Little wins equal bigger successes

  • Published
  • By Chief Master Sgt. Nick Vallely
  • 93rd Air Ground Operations Wing command chief
The question that I am most often asked when I am speaking at professional military education courses, holding enlisted calls or just out walking about is, "How do I become a command chief?"

Now, to be quite honest with you,  I was stumped and had absolutely no answer the first time I was asked this question. Matter of fact, I was speechless because I never set out to be a chief master sergeant, much less a command chief. So, I didn't have a "plan."

As I thought about how to answer the question in the future, I realized that what I lacked in a "plan," I had in a philosophy that my dad and mentors taught me along the way reinforced in me throughout my career: "If you rack up the little wins, you will get opportunities for the bigger successes in life."

What are "little wins"? They are things that we can all do that don't require any special talent, skill or intelligence level. We just have to look for them and secure victory daily. As Air Force members, we are very fortunate because "little wins" are all over the place and easy to find.

Here is where I look for my "little wins" every day:

Following rules: This is the easiest area to look for wins. The Air Force provides guidance and instructions in almost every aspect of our lives. These rules are taught to us in basic military training and then reinforced throughout our careers. We all know what they are, we just have to follow them to get a "little win."

For example: One of the most debated items I hear is whether or not we should have to "tuck in" our physical training shirts. The AF instruction is clear: tuck it in. Based on that rule, every morning I get up and get dressed in my PT uniform, I tuck my shirt in and then I look in the mirror and I say "Winner!!!"
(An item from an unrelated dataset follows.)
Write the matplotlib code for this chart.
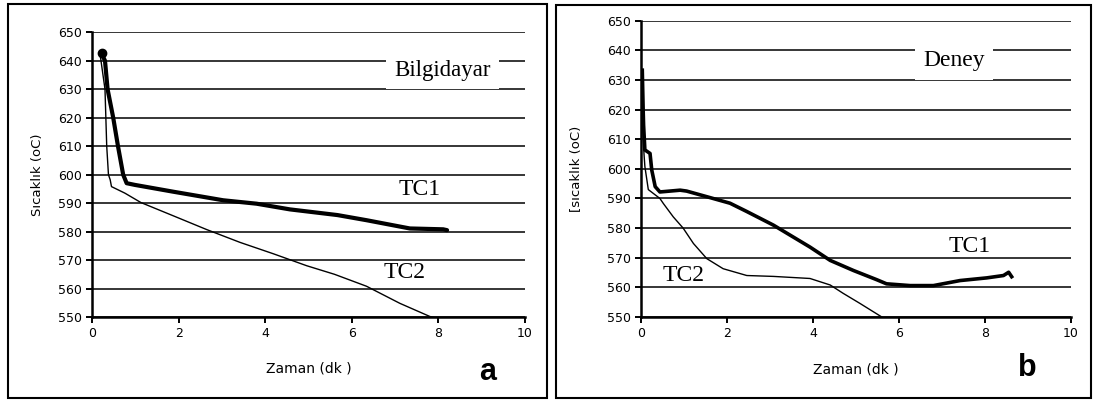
import matplotlib.pyplot as plt
from matplotlib.patches import Rectangle

plt.rcParams["font.family"] = "DejaVu Sans"

# ---------------- data ----------------
# panel a (Bilgidayar = computer model)
a_tc1_t = [0.22, 0.30, 0.36, 0.49, 0.60, 0.72, 0.80, 0.99, 1.88, 3.03, 3.80, 4.57, 5.67, 6.34, 7.34, 8.11, 8.20]
a_tc1_T = [642.6, 640, 630, 620, 610, 600, 597, 596.4, 594, 591, 589.8, 587.8, 585.8, 584.0, 581.1, 580.8, 580.5]

a_tc2_t = [0.18, 0.30, 0.32, 0.34, 0.38, 0.42, 0.45, 0.76, 1.13, 1.90, 2.65, 3.42, 4.19, 4.96, 5.60, 6.34, 7.11, 7.80, 7.95]
a_tc2_T = [643, 630, 620, 610, 600, 598.2, 595.8, 593.5, 590.2, 585.4, 580.7, 576.2, 572.2, 568.0, 565.0, 560.8, 554.8, 550.2, 549.5]

# panel b (Deney = experiment)
b_tc1_t = [0.03, 0.05, 0.06, 0.09, 0.21, 0.25, 0.33, 0.44, 0.91, 1.06, 1.53, 2.07, 2.46, 3.08, 3.93, 4.40,
           4.94, 5.48, 5.71, 6.26, 6.80, 7.42, 8.04, 8.43, 8.55, 8.62]
b_tc1_T = [633.3, 620, 614.8, 606.4, 605.2, 599.6, 594, 592.2, 592.8, 592.5, 590.6, 588.4, 585.6, 581, 573.6, 569.1,
           565.7, 562.6, 561.2, 560.6, 560.6, 562.3, 563.2, 564, 565.1, 563.6]

b_tc2_t = [0.04, 0.07, 0.09, 0.17, 0.44, 0.52, 0.75, 0.98, 1.22, 1.53, 1.91, 2.46, 3.08, 3.93, 4.40, 4.70, 5.09, 5.60]
b_tc2_T = [614.2, 605, 600.8, 593, 590, 588.3, 583.8, 580, 574.8, 569.7, 566.3, 564, 563.7, 563.0, 560.8, 558, 554.6, 550]

x_ticks = [0, 2, 4, 6, 8, 10]
y_ticks = list(range(550, 651, 10))

W, H = 1093, 401
fig = plt.figure(figsize=(W / 100, H / 100), dpi=100)
fig.patch.set_facecolor("white")

ax_a = fig.add_axes([92 / W, 1 - 317 / H, 433 / W, (317 - 32.3) / H])
ax_b = fig.add_axes([641 / W, 1 - 317 / H, 430 / W, (317 - 20.7) / H])


def style(ax, ylabel, ylab_x):
    ax.set_xlim(0, 10)
    ax.set_ylim(550, 650)
    ax.set_xticks(x_ticks)
    ax.set_yticks(y_ticks)
    ax.grid(axis="y", color="black", lw=1.1)
    ax.set_axisbelow(True)
    for s in ["top", "right"]:
        ax.spines[s].set_visible(False)
    for s in ["left", "bottom"]:
        ax.spines[s].set_linewidth(1.8)
    ax.tick_params(direction="out", length=4, width=1.4, labelsize=9, pad=3)
    ax.set_xlabel("Zaman (dk )", fontsize=10)
    ax.xaxis.set_label_coords(0.5, -0.155)
    ax.set_ylabel(ylabel, fontsize=9.5)
    ax.yaxis.set_label_coords(ylab_x, 0.5)


style(ax_a, "Sıcaklık (oC)", -0.11)
style(ax_b, "[sıcaklık (oC)", -0.135)

# panel a curves
ax_a.plot(a_tc2_t, a_tc2_T, color="black", lw=1.0, zorder=3)
ax_a.plot(a_tc1_t, a_tc1_T, color="black", lw=3.0, zorder=4, solid_capstyle="round")
ax_a.plot(a_tc1_t[:1], a_tc1_T[:1], "o", color="black", ms=6, zorder=5)

# panel b curves
ax_b.plot(b_tc2_t, b_tc2_T, color="black", lw=1.0, zorder=3)
ax_b.plot(b_tc1_t, b_tc1_T, color="black", lw=2.6, zorder=4)

serif = "Liberation Serif"
box = dict(boxstyle="square,pad=0.35", fc="white", ec="none")
ax_a.text(8.1, 636.5, "Bilgidayar", family=serif, fontsize=16.5, ha="center", va="center", bbox=box, zorder=6)
ax_a.text(7.56, 594.7, "TC1", family=serif, fontsize=17, ha="center", va="center", zorder=6)
ax_a.text(7.23, 565.6, "TC2", family=serif, fontsize=17, ha="center", va="center", zorder=6)

ax_b.text(7.28, 636.4, "Deney", family=serif, fontsize=17, ha="center", va="center", bbox=box, zorder=6)
ax_b.text(7.65, 573.9, "TC1", family=serif, fontsize=17, ha="center", va="center", zorder=6)
ax_b.text(0.99, 564.0, "TC2", family=serif, fontsize=17, ha="center", va="center", zorder=6)

fig.text(488 / W, 1 - 372 / H, "a", family="Liberation Sans", fontsize=22, fontweight="bold",
         ha="center", va="center")
fig.text(1027 / W, 1 - 368 / H, "b", family="Liberation Sans", fontsize=22, fontweight="bold",
         ha="center", va="center")

# outer frames around each panel
fig.add_artist(Rectangle((8 / W, 1 - 398 / H), (547 - 8) / W, (398 - 4) / H,
                         transform=fig.transFigure, fill=False, lw=1.5, ec="black"))
fig.add_artist(Rectangle((556 / W, 1 - 398 / H), (1091 - 556) / W, (398 - 5) / H,
                         transform=fig.transFigure, fill=False, lw=1.5, ec="black"))

fig.savefig("out.png", dpi=100)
More important than me securing my "little win" is that no one can look at me with my PT shirt untucked and think "Loser!!!" Whether it is wearing your uniform right, practicing customs and courtesies, or getting a haircut, it is that easy: following rules equals "little wins."

Showing up and participating: I recently attended college orientation with my son and was astounded to find out that 70 percent of college freshmen never get beyond freshman year. However, I was not astounded to find that the number one reason for failure was due to lack of attendance. You can't win if you don't show up.

The same thing rings true in our Air Force today. You would be amazed at the number of opportunities that you miss out on just because you didn't show up, whether it is a professional organization meeting, staff meeting or base/community event.

There are "little wins" at all of these venues and the first win just requires the effort of showing up. Presence alone helps build credibility, exposes you to leadership opportunities, demonstrates military and civil investment in your community and allows you to expand your network. Additionally, once you start engaging at these events and participating in opportunities, the wins will start pouring in. Just getting there equals a "little win." Getting there and participating equals the opportunity for several "little wins."

Attitude and energy: I am amazed at how easily I am impressed with a professional, upbeat attitude and how much I am willing to invest in someone that has both. Your attitude, whether positive or negative, can influence a person's perception of you before they ever get to know whatever technical competence or hidden talents you have. Again, attitude and energy don't require any special talent, just the right mind set and some effort.

For example, there is a young airman first class that works at the Freedom I Fitness Center and every day that I walk in at 4:30 a.m., she is always hustling around taking care of business and goes out of her way to greet every individual that walks through the door. She scores a "little win" every day with every person she comes in contact with her because of her attitude and energy.

They know who she is, are impressed with her professionalism and are willing to take an interest in her career. Again, it is that easy. Come to work with a professional, upbeat attitude and start racking up the "little wins" with everyone around you.

Be prepared for your opportunities: There were several times in my career when I got an opportunity over someone else for the simple fact that I was prepared and they weren't. In today's Air Force we are extremely busy and don't have the time to wait on someone to get to the training, education or physical fitness level that they should have already had.

If you have the discipline and effort to ensure you are prepared for your opportunities, you would be amazed at the number of "little wins" you will start to rack up. So, if you need to finish your career development courses, finish them. If you need to complete PME, do it. If you need to get your Community College of the Air Force degree, get it. If you need to work on your fitness, get busy. These are all opportunities for you to score "little wins" and ensure you don't get a big loss that puts you behind your peers.

Now, you might be reading this and thinking, "How in the world does tucking in your shirt or doing any of these "little things" get you all the way to being a command chief?" They don't. They were just "little wins" along the way that ensured I didn't get losses. They may not have opened a door, but they ensured I didn't close any doors for more opportunities and bigger successes.

Over time, I racked up enough "little wins" that my leadership began to invest in me, started challenging me more and gave me opportunities to get some "big wins." In other words, my "little wins" started to turn into "bigger successes."

I know it sounds simple, but success in today's Air Force is that easy. So, start today and go get some "little wins." Bigger successes will be sure to follow.